Detwiler’s supervisor, Lt. Thomas Hanley, showed he was equally skeptical in a text message about the call.
"If you get the New York City shooter, I will buy you a hoagie from the local restaurant," Hanley texted Detwiler, he told the court.
"I said, ‘Consider it done,’" he said.
During cross examination, the patrolman said he and his partner didn’t worry about the gun used in the crime or strategize how to approach him.
"I didn’t think it was going to be him," Detwiler said.
Body camera footage from Detwiler and his partner played in the Tuesday hearing shows the officer approaching Mangione and asking him to pull down his mask.

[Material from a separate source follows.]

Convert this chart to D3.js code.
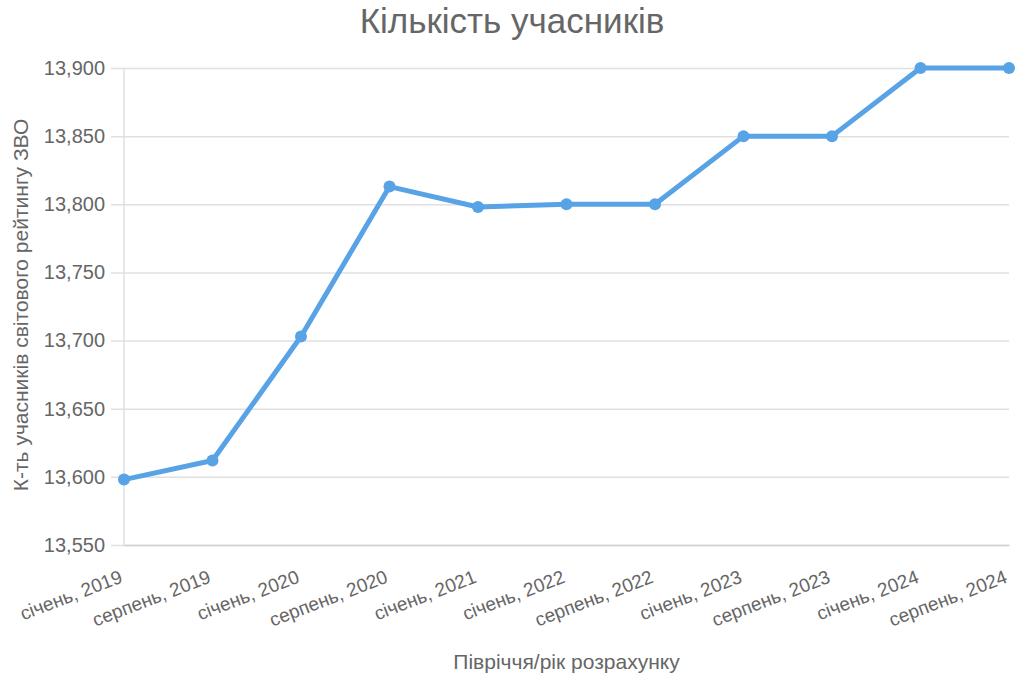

Detwiler asked Mangione to identify himself and patted him down briefly. He also asked him if he had been in New York lately.
Mangione gave the officers what they say was a fake New Jersey driver’s license with the name Mark Rosario.
Momentarily, Detwiler stepped out of the McDonald’s and called his supervisor.
"Tom, it’s him. It’s him," he says on the camera footage. "He’s here. He’s real nervous. I asked if he had been to New York recently and, Tom, I’m 100% sure that it’s him.
Soon, Detwiler was joined by more than half a dozen other police officers, including Hanley. They ran his license to see if it was valid and it came back with no results, the officer testified.
Detwiler said Mangione’s hands were shaking and he seemed evasive, but body camera footage from the officer at the time show him eating his hash brown and then digging into his McMuffin.
Defense lawyers have argued in court papers that the jury should not see evidence collected during the arrest or hear Mangione’s statements because they say their client’s civil rights were violated.
As more officers arrived, the dining area filled up with police officers.
Defense attorney Karen Friedman Agnifilo has argued that her client was surrounded and de facto in police custody, but not properly informed of his right not to self-incriminate.
The officers also searched Mangione’s bag, eventually finding a 3D printed 9 mm ghost gun, a silencer and ammunition. They also found a red notebook with his personal writing, including an apparent reference to the victim being the "perfect target" and appearing to confess to the fatal shooting.
Mangione stands charged with second-degree murder and forgery in Manhattan Supreme Criminal Court, which could carry a life sentence if he’s convicted. He’s also facing federal weapons and murder charges in Manhattan federal court. U.S. Attorney General Pam Bondi has promised to seek the death penalty if he’s convicted.